Direction - Below is a listing to transcribe in full and exactly; keep the pictures out.

Stored data -
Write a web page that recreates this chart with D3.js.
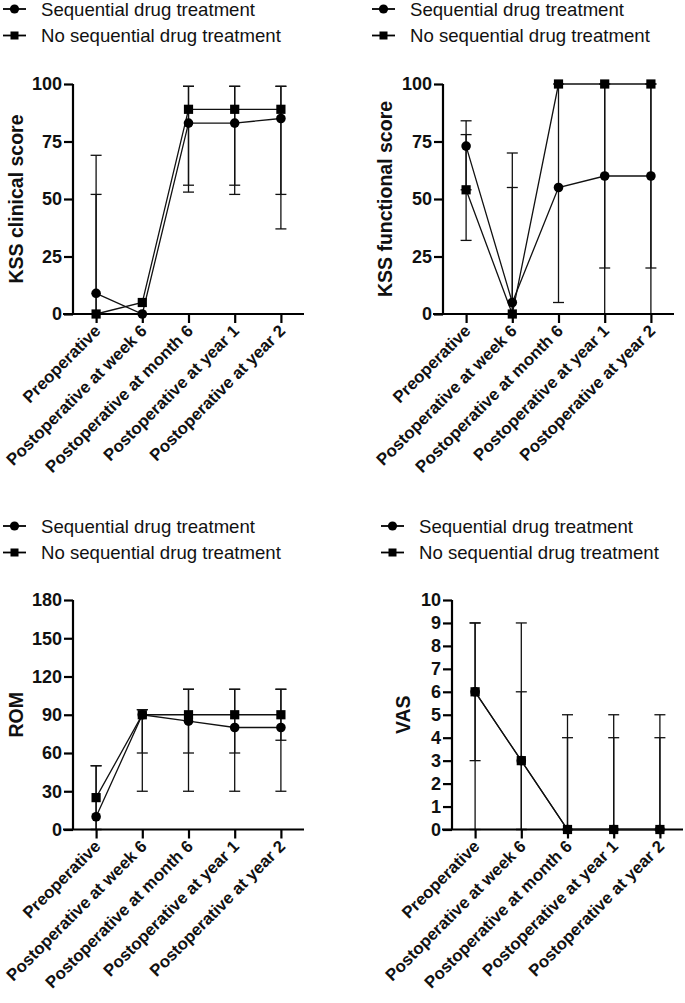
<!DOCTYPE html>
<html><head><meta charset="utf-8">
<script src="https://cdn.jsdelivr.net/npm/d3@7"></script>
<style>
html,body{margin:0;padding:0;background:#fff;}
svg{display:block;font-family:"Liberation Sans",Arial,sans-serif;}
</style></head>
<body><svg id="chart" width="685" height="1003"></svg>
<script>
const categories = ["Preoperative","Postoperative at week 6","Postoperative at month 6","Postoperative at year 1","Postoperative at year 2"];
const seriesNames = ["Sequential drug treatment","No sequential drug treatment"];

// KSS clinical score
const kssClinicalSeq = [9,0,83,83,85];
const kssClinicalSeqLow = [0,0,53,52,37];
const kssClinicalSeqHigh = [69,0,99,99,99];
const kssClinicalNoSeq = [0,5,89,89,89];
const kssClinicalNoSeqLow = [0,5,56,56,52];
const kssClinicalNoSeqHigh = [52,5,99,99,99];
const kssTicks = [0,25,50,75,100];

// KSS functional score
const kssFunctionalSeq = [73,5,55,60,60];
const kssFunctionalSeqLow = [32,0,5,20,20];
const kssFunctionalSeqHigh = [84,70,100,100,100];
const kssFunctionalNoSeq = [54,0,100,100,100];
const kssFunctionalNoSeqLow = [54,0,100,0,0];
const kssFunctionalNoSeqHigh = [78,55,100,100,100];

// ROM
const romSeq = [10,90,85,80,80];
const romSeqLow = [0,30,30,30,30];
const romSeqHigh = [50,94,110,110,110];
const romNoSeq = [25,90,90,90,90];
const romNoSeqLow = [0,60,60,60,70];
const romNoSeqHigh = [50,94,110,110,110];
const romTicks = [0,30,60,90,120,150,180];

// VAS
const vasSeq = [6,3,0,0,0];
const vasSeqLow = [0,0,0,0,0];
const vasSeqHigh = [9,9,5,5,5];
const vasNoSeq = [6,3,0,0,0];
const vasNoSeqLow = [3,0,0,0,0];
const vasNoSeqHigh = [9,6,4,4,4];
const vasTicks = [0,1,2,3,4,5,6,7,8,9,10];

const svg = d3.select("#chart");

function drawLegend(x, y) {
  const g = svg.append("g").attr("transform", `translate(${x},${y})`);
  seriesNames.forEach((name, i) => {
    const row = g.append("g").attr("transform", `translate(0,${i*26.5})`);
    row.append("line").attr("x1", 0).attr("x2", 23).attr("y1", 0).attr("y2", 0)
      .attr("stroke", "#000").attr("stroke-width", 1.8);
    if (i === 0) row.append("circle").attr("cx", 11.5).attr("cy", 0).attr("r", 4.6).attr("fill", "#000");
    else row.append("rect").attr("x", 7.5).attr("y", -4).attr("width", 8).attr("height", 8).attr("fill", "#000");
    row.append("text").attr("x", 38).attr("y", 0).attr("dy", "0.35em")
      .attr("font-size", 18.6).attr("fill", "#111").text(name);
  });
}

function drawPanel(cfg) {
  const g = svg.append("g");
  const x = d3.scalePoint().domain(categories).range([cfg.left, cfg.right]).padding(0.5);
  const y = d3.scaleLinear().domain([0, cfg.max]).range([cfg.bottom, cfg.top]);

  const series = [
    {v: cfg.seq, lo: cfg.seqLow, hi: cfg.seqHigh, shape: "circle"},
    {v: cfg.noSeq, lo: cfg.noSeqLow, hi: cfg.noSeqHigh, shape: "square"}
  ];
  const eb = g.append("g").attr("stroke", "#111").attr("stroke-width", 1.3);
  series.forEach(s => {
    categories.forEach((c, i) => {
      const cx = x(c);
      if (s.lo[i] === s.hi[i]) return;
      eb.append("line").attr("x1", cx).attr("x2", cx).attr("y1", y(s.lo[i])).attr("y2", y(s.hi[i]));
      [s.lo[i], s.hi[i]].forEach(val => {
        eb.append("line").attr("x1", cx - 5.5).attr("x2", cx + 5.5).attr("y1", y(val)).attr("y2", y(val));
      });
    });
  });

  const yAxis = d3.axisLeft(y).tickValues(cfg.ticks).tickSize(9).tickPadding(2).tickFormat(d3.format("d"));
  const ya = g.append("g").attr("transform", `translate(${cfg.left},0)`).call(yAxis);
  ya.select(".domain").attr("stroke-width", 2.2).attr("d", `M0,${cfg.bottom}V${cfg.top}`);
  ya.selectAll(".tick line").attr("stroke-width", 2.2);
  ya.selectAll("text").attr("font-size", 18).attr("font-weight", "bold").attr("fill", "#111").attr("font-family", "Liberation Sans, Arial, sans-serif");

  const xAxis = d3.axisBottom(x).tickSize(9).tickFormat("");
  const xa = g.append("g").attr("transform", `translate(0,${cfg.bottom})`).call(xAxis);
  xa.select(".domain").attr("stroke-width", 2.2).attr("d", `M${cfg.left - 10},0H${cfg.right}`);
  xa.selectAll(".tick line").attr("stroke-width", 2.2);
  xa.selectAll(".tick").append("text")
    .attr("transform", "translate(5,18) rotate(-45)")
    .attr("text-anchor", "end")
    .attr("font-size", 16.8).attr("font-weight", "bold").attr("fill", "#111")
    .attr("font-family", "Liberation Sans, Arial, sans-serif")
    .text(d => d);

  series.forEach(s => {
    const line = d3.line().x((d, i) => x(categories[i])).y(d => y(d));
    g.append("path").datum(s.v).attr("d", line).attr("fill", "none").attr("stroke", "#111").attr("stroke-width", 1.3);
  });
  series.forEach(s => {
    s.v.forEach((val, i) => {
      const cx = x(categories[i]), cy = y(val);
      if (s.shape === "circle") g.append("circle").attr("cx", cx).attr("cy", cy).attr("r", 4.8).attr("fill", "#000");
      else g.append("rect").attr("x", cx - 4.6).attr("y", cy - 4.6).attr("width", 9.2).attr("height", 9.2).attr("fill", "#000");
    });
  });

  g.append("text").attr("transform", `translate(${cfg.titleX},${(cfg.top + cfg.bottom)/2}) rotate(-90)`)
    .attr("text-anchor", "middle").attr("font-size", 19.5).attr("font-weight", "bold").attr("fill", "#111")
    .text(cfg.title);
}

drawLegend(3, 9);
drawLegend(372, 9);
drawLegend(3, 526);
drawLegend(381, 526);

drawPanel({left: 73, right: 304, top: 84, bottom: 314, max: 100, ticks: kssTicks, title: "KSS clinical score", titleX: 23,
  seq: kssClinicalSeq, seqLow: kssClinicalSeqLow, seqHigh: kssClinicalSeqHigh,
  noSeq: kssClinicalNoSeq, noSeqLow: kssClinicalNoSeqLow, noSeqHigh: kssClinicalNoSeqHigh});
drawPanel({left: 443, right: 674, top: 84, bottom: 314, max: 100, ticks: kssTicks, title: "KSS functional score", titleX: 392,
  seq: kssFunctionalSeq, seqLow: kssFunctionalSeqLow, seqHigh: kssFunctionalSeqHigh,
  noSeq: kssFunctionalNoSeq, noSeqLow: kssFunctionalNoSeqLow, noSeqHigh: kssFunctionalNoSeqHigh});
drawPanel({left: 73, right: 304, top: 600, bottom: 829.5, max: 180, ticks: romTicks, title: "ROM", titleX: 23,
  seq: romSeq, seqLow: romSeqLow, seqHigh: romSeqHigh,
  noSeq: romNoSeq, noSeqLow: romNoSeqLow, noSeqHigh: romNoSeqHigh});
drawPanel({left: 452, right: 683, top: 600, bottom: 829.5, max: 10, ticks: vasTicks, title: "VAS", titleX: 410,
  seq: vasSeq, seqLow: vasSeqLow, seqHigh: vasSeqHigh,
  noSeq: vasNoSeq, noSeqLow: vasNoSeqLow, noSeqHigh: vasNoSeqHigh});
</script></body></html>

Result -
Write a web page that recreates this chart with D3.js.
<!DOCTYPE html>
<html><head><meta charset="utf-8">
<script src="https://cdn.jsdelivr.net/npm/d3@7"></script>
<style>
html,body{margin:0;padding:0;background:#fff;}
svg{display:block;font-family:"Liberation Sans",Arial,sans-serif;}
</style></head>
<body><svg id="chart" width="685" height="1003"></svg>
<script>
const categories = ["Preoperative","Postoperative at week 6","Postoperative at month 6","Postoperative at year 1","Postoperative at year 2"];
const seriesNames = ["Sequential drug treatment","No sequential drug treatment"];

// KSS clinical score
const kssClinicalSeq = [9,0,83,83,85];
const kssClinicalSeqLow = [0,0,53,52,37];
const kssClinicalSeqHigh = [69,0,99,99,99];
const kssClinicalNoSeq = [0,5,89,89,89];
const kssClinicalNoSeqLow = [0,5,56,56,52];
const kssClinicalNoSeqHigh = [52,5,99,99,99];
const kssTicks = [0,25,50,75,100];

// KSS functional score
const kssFunctionalSeq = [73,5,55,60,60];
const kssFunctionalSeqLow = [32,0,5,20,20];
const kssFunctionalSeqHigh = [84,70,100,100,100];
const kssFunctionalNoSeq = [54,0,100,100,100];
const kssFunctionalNoSeqLow = [54,0,100,0,0];
const kssFunctionalNoSeqHigh = [78,55,100,100,100];

// ROM
const romSeq = [10,90,85,80,80];
const romSeqLow = [0,30,30,30,30];
const romSeqHigh = [50,94,110,110,110];
const romNoSeq = [25,90,90,90,90];
const romNoSeqLow = [0,60,60,60,70];
const romNoSeqHigh = [50,94,110,110,110];
const romTicks = [0,30,60,90,120,150,180];

// VAS
const vasSeq = [6,3,0,0,0];
const vasSeqLow = [0,0,0,0,0];
const vasSeqHigh = [9,9,5,5,5];
const vasNoSeq = [6,3,0,0,0];
const vasNoSeqLow = [3,0,0,0,0];
const vasNoSeqHigh = [9,6,4,4,4];
const vasTicks = [0,1,2,3,4,5,6,7,8,9,10];

const svg = d3.select("#chart");

function drawLegend(x, y) {
  const g = svg.append("g").attr("transform", `translate(${x},${y})`);
  seriesNames.forEach((name, i) => {
    const row = g.append("g").attr("transform", `translate(0,${i*26.5})`);
    row.append("line").attr("x1", 0).attr("x2", 23).attr("y1", 0).attr("y2", 0)
      .attr("stroke", "#000").attr("stroke-width", 1.8);
    if (i === 0) row.append("circle").attr("cx", 11.5).attr("cy", 0).attr("r", 4.6).attr("fill", "#000");
    else row.append("rect").attr("x", 7.5).attr("y", -4).attr("width", 8).attr("height", 8).attr("fill", "#000");
    row.append("text").attr("x", 38).attr("y", 0).attr("dy", "0.35em")
      .attr("font-size", 18.6).attr("fill", "#111").text(name);
  });
}

function drawPanel(cfg) {
  const g = svg.append("g");
  const x = d3.scalePoint().domain(categories).range([cfg.left, cfg.right]).padding(0.5);
  const y = d3.scaleLinear().domain([0, cfg.max]).range([cfg.bottom, cfg.top]);

  const series = [
    {v: cfg.seq, lo: cfg.seqLow, hi: cfg.seqHigh, shape: "circle"},
    {v: cfg.noSeq, lo: cfg.noSeqLow, hi: cfg.noSeqHigh, shape: "square"}
  ];
  const eb = g.append("g").attr("stroke", "#111").attr("stroke-width", 1.3);
  series.forEach(s => {
    categories.forEach((c, i) => {
      const cx = x(c);
      if (s.lo[i] === s.hi[i]) return;
      eb.append("line").attr("x1", cx).attr("x2", cx).attr("y1", y(s.lo[i])).attr("y2", y(s.hi[i]));
      [s.lo[i], s.hi[i]].forEach(val => {
        eb.append("line").attr("x1", cx - 5.5).attr("x2", cx + 5.5).attr("y1", y(val)).attr("y2", y(val));
      });
    });
  });

  const yAxis = d3.axisLeft(y).tickValues(cfg.ticks).tickSize(9).tickPadding(2).tickFormat(d3.format("d"));
  const ya = g.append("g").attr("transform", `translate(${cfg.left},0)`).call(yAxis);
  ya.select(".domain").attr("stroke-width", 2.2).attr("d", `M0,${cfg.bottom}V${cfg.top}`);
  ya.selectAll(".tick line").attr("stroke-width", 2.2);
  ya.selectAll("text").attr("font-size", 18).attr("font-weight", "bold").attr("fill", "#111").attr("font-family", "Liberation Sans, Arial, sans-serif");

  const xAxis = d3.axisBottom(x).tickSize(9).tickFormat("");
  const xa = g.append("g").attr("transform", `translate(0,${cfg.bottom})`).call(xAxis);
  xa.select(".domain").attr("stroke-width", 2.2).attr("d", `M${cfg.left - 10},0H${cfg.right}`);
  xa.selectAll(".tick line").attr("stroke-width", 2.2);
  xa.selectAll(".tick").append("text")
    .attr("transform", "translate(5,18) rotate(-45)")
    .attr("text-anchor", "end")
    .attr("font-size", 16.8).attr("font-weight", "bold").attr("fill", "#111")
    .attr("font-family", "Liberation Sans, Arial, sans-serif")
    .text(d => d);

  series.forEach(s => {
    const line = d3.line().x((d, i) => x(categories[i])).y(d => y(d));
    g.append("path").datum(s.v).attr("d", line).attr("fill", "none").attr("stroke", "#111").attr("stroke-width", 1.3);
  });
  series.forEach(s => {
    s.v.forEach((val, i) => {
      const cx = x(categories[i]), cy = y(val);
      if (s.shape === "circle") g.append("circle").attr("cx", cx).attr("cy", cy).attr("r", 4.8).attr("fill", "#000");
      else g.append("rect").attr("x", cx - 4.6).attr("y", cy - 4.6).attr("width", 9.2).attr("height", 9.2).attr("fill", "#000");
    });
  });

  g.append("text").attr("transform", `translate(${cfg.titleX},${(cfg.top + cfg.bottom)/2}) rotate(-90)`)
    .attr("text-anchor", "middle").attr("font-size", 19.5).attr("font-weight", "bold").attr("fill", "#111")
    .text(cfg.title);
}

drawLegend(3, 9);
drawLegend(372, 9);
drawLegend(3, 526);
drawLegend(381, 526);

drawPanel({left: 73, right: 304, top: 84, bottom: 314, max: 100, ticks: kssTicks, title: "KSS clinical score", titleX: 23,
  seq: kssClinicalSeq, seqLow: kssClinicalSeqLow, seqHigh: kssClinicalSeqHigh,
  noSeq: kssClinicalNoSeq, noSeqLow: kssClinicalNoSeqLow, noSeqHigh: kssClinicalNoSeqHigh});
drawPanel({left: 443, right: 674, top: 84, bottom: 314, max: 100, ticks: kssTicks, title: "KSS functional score", titleX: 392,
  seq: kssFunctionalSeq, seqLow: kssFunctionalSeqLow, seqHigh: kssFunctionalSeqHigh,
  noSeq: kssFunctionalNoSeq, noSeqLow: kssFunctionalNoSeqLow, noSeqHigh: kssFunctionalNoSeqHigh});
drawPanel({left: 73, right: 304, top: 600, bottom: 829.5, max: 180, ticks: romTicks, title: "ROM", titleX: 23,
  seq: romSeq, seqLow: romSeqLow, seqHigh: romSeqHigh,
  noSeq: romNoSeq, noSeqLow: romNoSeqLow, noSeqHigh: romNoSeqHigh});
drawPanel({left: 452, right: 683, top: 600, bottom: 829.5, max: 10, ticks: vasTicks, title: "VAS", titleX: 410,
  seq: vasSeq, seqLow: vasSeqLow, seqHigh: vasSeqHigh,
  noSeq: vasNoSeq, noSeqLow: vasNoSeqLow, noSeqHigh: vasNoSeqHigh});
</script></body></html>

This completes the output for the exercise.